Donald Trump no buscó desenmascarar el engaño sino justificar su propia mentira y construir, literalmente, una muralla que aísle a la razón frente a esa mezcla de ficción, determinismo, soluciones fáciles, insultos y prejuicios que constituyen su oferta política.

Trump es algo mucho más que un demagogo, un “histrión” o un populista de derechas. Capitalizó la precarización del sistema político norteamericano y el hartazgo de votantes y ciudadanos cansados del relativismo de la posmodernidad, de la complejidad y de las paradojas del poscapitalismo y de la incertidumbre característica de las sociedades abiertas.
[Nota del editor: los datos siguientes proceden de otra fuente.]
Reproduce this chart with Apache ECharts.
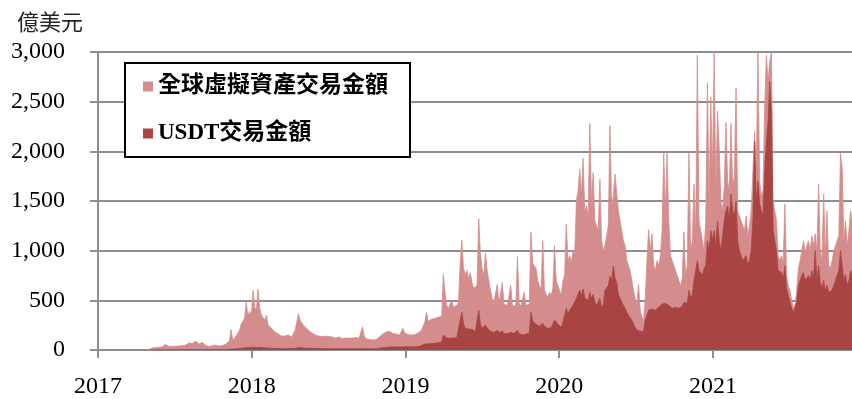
<!DOCTYPE html>
<html><head><meta charset="utf-8">
<script src="https://cdn.jsdelivr.net/npm/echarts@6/dist/echarts.min.js"></script>
<style>html,body{margin:0;padding:0;background:#fff}#c{width:852px;height:399px}</style>
</head><body><div id="c"></div>
<script>
const seriesNames = ['全球虛擬資產交易金額', 'USDT交易金額'];
const yAxisTitle = '億美元';
const startDate = [2017, 5, 1];   // first sample (year, month, day)
const stepDays = 4;               // sampling step of the arrays below
const xMin = 2017, xMax = 2021.905;
const yMin = 0, yMax = 3000, yStep = 500;

// 全球虛擬資產交易金額 (億美元), one value every 4 days from 2017-05-01
const totalVolume = [
  0, 15, 20, 25, 22, 30, 28, 35,
  30, 45, 55, 40, 38, 42, 35, 40,
  38, 45, 40, 35, 42, 40, 50, 55,
  70, 85, 65, 75, 90, 70, 60, 80,
  75, 60, 45, 40, 35, 40, 45, 42,
  48, 45, 40, 50, 45, 55, 60, 70,
  90, 206, 100, 120, 140, 170, 200, 260,
  280, 320, 480, 340, 390, 350, 600, 430,
  400, 612, 420, 350, 330, 300, 350, 250,
  240, 220, 200, 180, 170, 160, 150, 140,
  150, 140, 135, 150, 145, 130, 140, 200,
  280, 365, 300, 270, 250, 230, 210, 200,
  190, 170, 160, 150, 145, 140, 150, 135,
  130, 140, 125, 135, 120, 130, 125, 120,
  125, 130, 120, 115, 125, 120, 130, 120,
  115, 120, 110, 125, 115, 120, 130, 233,
  140, 115, 110, 105, 110, 100, 110, 105,
  110, 130, 150, 160, 145, 180, 170, 190,
  175, 165, 185, 160, 170, 150, 165, 220,
  170, 160, 155, 165, 150, 160, 155, 165,
  170, 180, 200, 240, 280, 380, 290, 300,
  310, 330, 320, 340, 330, 350, 340, 760,
  580, 450, 420, 410, 500, 430, 440, 450,
  480, 875, 1105, 820, 760, 800, 720, 780,
  680, 620, 600, 650, 1320, 975, 820, 750,
  975, 800, 700, 600, 520, 480, 500, 660,
  470, 450, 680, 460, 440, 450, 430, 650,
  440, 460, 450, 940, 470, 440, 430, 580,
  450, 430, 460, 1190, 875, 860, 820, 700,
  650, 600, 1100, 610, 560, 530, 580, 550,
  620, 1050, 700, 650, 600, 550, 700, 750,
  1270, 900, 950, 880, 1000, 950, 1500, 1600,
  1820, 1550, 1930, 1400, 1450, 1350, 2280, 1500,
  1785, 1300, 1250, 1200, 1720, 1100, 1000, 1050,
  1150, 1250, 2260, 1450, 1550, 1770, 1750, 1400,
  1300, 1200, 1100, 1050, 900, 850, 800, 700,
  600, 520, 450, 660, 400, 330, 300, 520,
  900, 1210, 1000, 1170, 850, 800, 900, 850,
  950, 1200, 1980, 1400, 1980, 1300, 950, 900,
  850, 800, 780, 700, 650, 720, 1190, 750,
  850, 1980, 1000, 1100, 1670, 1150, 2970, 1300,
  1200, 1100, 1000, 1300, 2690, 1500, 2550, 1800,
  3000, 1600, 2405, 2030, 1500, 1400, 1650, 2290,
  1700, 1600, 2280, 1650, 1750, 2640, 1400, 1350,
  1300, 1250, 1200, 1350, 1150, 1250, 1400, 1800,
  2200, 1800, 2990, 1700, 1550, 1600, 2450, 2970,
  2700, 2900, 3000, 1500, 1400, 1300, 950, 900,
  950, 880, 1470, 750, 650, 600, 500, 420,
  450, 600, 820, 900, 1000, 1100, 980, 1050,
  1100, 1000, 1150, 1050, 1170, 1000, 1670, 1000,
  900, 1570, 950, 1400, 850, 820, 900, 1000,
  1050, 1100, 1150, 1980, 1830, 1100, 1300, 1050,
  1200, 1400, 1300, 1250
];

// USDT交易金額 (億美元), same sampling
const usdtVolume = [
  0, 0, 1, 1, 1, 1, 2, 2,
  2, 2, 3, 2, 2, 3, 2, 3,
  3, 3, 3, 3, 3, 4, 4, 4,
  4, 5, 4, 5, 5, 4, 5, 5,
  5, 4, 4, 4, 5, 4, 5, 5,
  5, 5, 5, 6, 6, 6, 7, 8,
  8, 10, 9, 10, 12, 14, 16, 18,
  18, 20, 25, 22, 24, 22, 30, 26,
  25, 35, 28, 24, 22, 20, 22, 18,
  18, 17, 16, 15, 15, 15, 14, 14,
  14, 14, 13, 14, 14, 13, 14, 16,
  20, 28, 25, 22, 20, 20, 18, 18,
  18, 17, 16, 16, 15, 15, 15, 14,
  14, 14, 13, 14, 13, 13, 13, 12,
  13, 13, 12, 12, 13, 12, 13, 12,
  12, 12, 12, 13, 12, 13, 14, 20,
  14, 12, 12, 12, 12, 11, 12, 12,
  13, 16, 22, 25, 24, 30, 28, 32,
  30, 28, 32, 30, 30, 28, 30, 35,
  32, 30, 30, 33, 32, 34, 33, 35,
  35, 40, 45, 55, 60, 75, 60, 65,
  65, 70, 68, 75, 72, 80, 78, 150,
  130, 120, 115, 118, 125, 120, 122, 125,
  140, 300, 380, 260, 220, 240, 210, 230,
  210, 190, 180, 200, 400, 260, 220, 230,
  250, 220, 200, 190, 180, 175, 180, 200,
  175, 170, 190, 165, 160, 165, 160, 175,
  160, 165, 160, 200, 165, 155, 150, 165,
  160, 150, 170, 380, 290, 270, 260, 240,
  240, 230, 270, 240, 220, 215, 230, 225,
  260, 300, 280, 260, 240, 230, 280, 300,
  420, 360, 400, 380, 450, 430, 520, 560,
  600, 550, 615, 520, 540, 500, 580, 520,
  560, 480, 450, 430, 520, 420, 450, 600,
  620, 650, 740, 700, 845, 720, 680, 560,
  520, 480, 450, 420, 380, 350, 330, 300,
  260, 230, 200, 220, 190, 180, 185, 300,
  350, 400, 380, 410, 390, 400, 420, 430,
  430, 460, 480, 470, 480, 450, 430, 420,
  420, 430, 410, 420, 430, 440, 480, 460,
  470, 600, 520, 560, 700, 720, 900, 800,
  780, 750, 820, 850, 1100, 1000, 1200, 1100,
  1200, 1050, 1300, 1100, 1000, 1150, 1300, 1400,
  1450, 1300, 1570, 1400, 1350, 1500, 1100, 1000,
  950, 900, 880, 950, 850, 900, 1000, 1300,
  2100, 1500, 1700, 1470, 1400, 1350, 1800, 2100,
  2300, 2700, 2400, 1200, 1100, 1000, 800, 780,
  780, 720, 850, 620, 550, 480, 420, 380,
  400, 480, 650, 700, 750, 780, 700, 720,
  750, 700, 800, 720, 1000, 700, 850, 680,
  620, 700, 600, 650, 580, 560, 600, 650,
  700, 750, 800, 1000, 850, 700, 760, 650,
  700, 800, 750, 700
];

// convert sample index -> fractional year for the value x-axis
const t0 = Date.UTC(startDate[0], startDate[1] - 1, startDate[2]);
function yearOf(i) {
  const t = t0 + i * stepDays * 86400000;
  const y = new Date(t).getUTCFullYear();
  const a = Date.UTC(y, 0, 1), b = Date.UTC(y + 1, 0, 1);
  return y + (t - a) / (b - a);
}
const pairs = arr => arr.map((v, i) => [yearOf(i), v]);

const LIGHT = '#D48D8C';
const DARK = '#A84543';
const GRID = '#8E8E8E';
const serif = "'Liberation Serif', 'Times New Roman', serif";
const cjk = "'Liberation Serif', 'Noto Sans CJK TC', serif";

const chart = echarts.init(document.getElementById('c'), null, { renderer: 'canvas' });
chart.setOption({
  animation: false,
  backgroundColor: '#fff',
  grid: { left: 98, right: 0, top: 52, bottom: 44, containLabel: false },
  graphic: [{
    type: 'text', left: 17, top: 11,
    style: { text: yAxisTitle, font: "22px 'Noto Sans CJK TC'", fill: '#222' }
  }],
  legend: {
    orient: 'vertical', left: 125, top: 63,
    padding: [12, 22, 12, 18],
    itemGap: 24, itemWidth: 10, itemHeight: 10,
    borderColor: '#000', borderWidth: 2, backgroundColor: '#fff',
    icon: 'rect',
    textStyle: { fontFamily: cjk, fontSize: 23, fontWeight: 'bold', color: '#000' },
    data: seriesNames
  },
  xAxis: {
    type: 'value', min: xMin, max: xMax, interval: 1,
    axisLine: { show: true, lineStyle: { color: GRID, width: 2 } },
    axisTick: { show: true, length: 8, lineStyle: { color: GRID, width: 2 } },
    axisLabel: {
      margin: 25, showMaxLabel: false, color: '#000',
      fontFamily: serif, fontSize: 24,
      formatter: v => (Math.abs(v - Math.round(v)) < 1e-6 ? String(Math.round(v)) : '')
    },
    splitLine: { show: false }
  },
  yAxis: {
    type: 'value', min: yMin, max: yMax, interval: yStep,
    axisLine: { show: true, lineStyle: { color: GRID, width: 2 } },
    axisTick: { show: true, length: 8, lineStyle: { color: GRID, width: 2 } },
    axisLabel: {
      margin: 33, color: '#000', fontFamily: serif, fontSize: 24,
      formatter: v => v.toLocaleString('en-US')
    },
    splitLine: { show: true, lineStyle: { color: GRID, width: 2 } }
  },
  series: [
    {
      name: seriesNames[0], type: 'line', data: pairs(totalVolume),
      showSymbol: false, symbol: 'none', z: 2,
      itemStyle: { color: LIGHT },
      lineStyle: { color: LIGHT, width: 0.8 },
      areaStyle: { color: LIGHT, opacity: 1 }
    },
    {
      name: seriesNames[1], type: 'line', data: pairs(usdtVolume),
      showSymbol: false, symbol: 'none', z: 3,
      itemStyle: { color: DARK },
      lineStyle: { color: DARK, width: 0.8 },
      areaStyle: { color: DARK, opacity: 1 }
    }
  ]
});
</script>
</body></html>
Es el germen de un medievo mental en beneficio de los más privilegiados, no al revés. Es la muerte de la política como un acto racional para transformarse en una guerra emocional permanente, actos de venganza y de revancha, no de justicia. Su “tolerancia” es mediáticamente rentable, pero profundamente ofensiva cuando se trata de hablar de mujeres, afroamericanos, latinos, mexicanos, árabes, musulmanes, chinos o todo lo diferente a los blancos, anglosajones y protestantes (los wasp) de la “grandeza americana”.

“Si Trump pierde en noviembre, la posverdad parecerá menos amenazante, aunque ya ha tenido demasiado éxito para que desaparezca”, concluyó The Economist en su editorial de hace mes y medio. Y este 8 de noviembre se transformará en una sombra victoriosa.